Dalton Brooks

No. 7 – Texas A&M Aggies
- Position: Safety
- Class: Senior

Personal information
- Listed height: 6 ft 0 in (1.83 m)
- Listed weight: 193 lb (88 kg)

Career information
- High school: Shiner (Shiner, Texas)
- College: Texas A&M (2023–present)
- Stats at ESPN

= Dalton Brooks =

American football player (born c.2004)

Dalton Brooks (born c. 2004) is an American college football safety for the Texas A&M Aggies.

==Early life==
Brooks attended Shiner High School in Shiner, Texas. He was named offensive MVP of the 2020 state championship game after he rushed for two touchdowns in a win over Post High School. Brooks finished his junior season with 2,616 rushing yards for 39 touchdowns to go with 150 tackles and three interceptions on defense, en route to another state title win. Coming out of high school, Brooks was rated as a four-star recruit, and received offers from school such as Alabama, Georgia, Ohio State, Texas, and Texas A&M. He committed to play college football for the Texas A&M Aggies.

==College career==
As a freshman, Brooks hauled in his first collegiate interception in a win over Oklahoma State in the 2023 Texas Bowl. He finished the season with 18 tackles and an interception. In the 2024 season opener, Brooks was ejected shortly into the first quarter for targeting on Notre Dame quarterback Riley Leonard.
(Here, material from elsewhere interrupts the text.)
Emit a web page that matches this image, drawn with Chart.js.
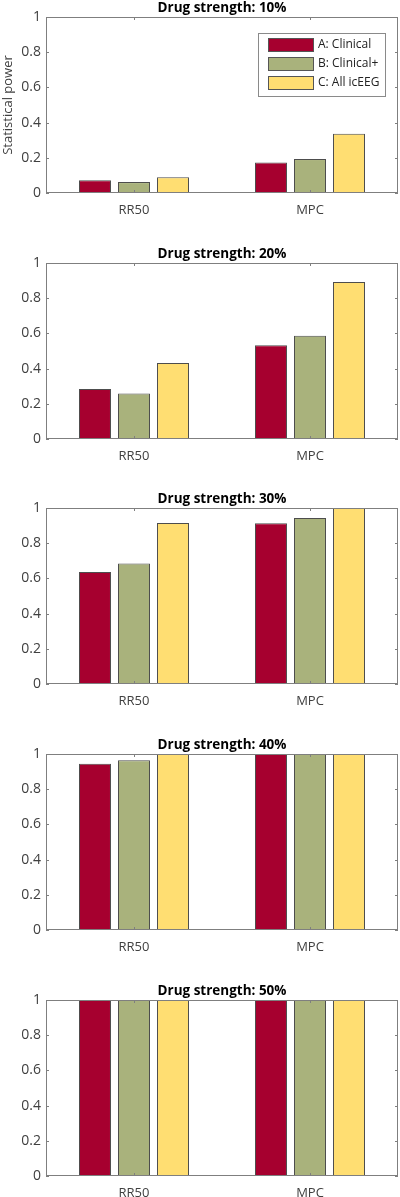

He was ejected for targeting a second time in a week 3 victory over Florida. In the regular season finale, Brooks totaled ten tackles against rival #3 Texas. He played in all 13 games with eight starts on the season, notching 59 tackles with five and a half being for a loss.

==Legal issues==
In 2025, Brooks was arrested and charged with failure to stop or return following a hit-and-run crash while driving a U-Haul truck.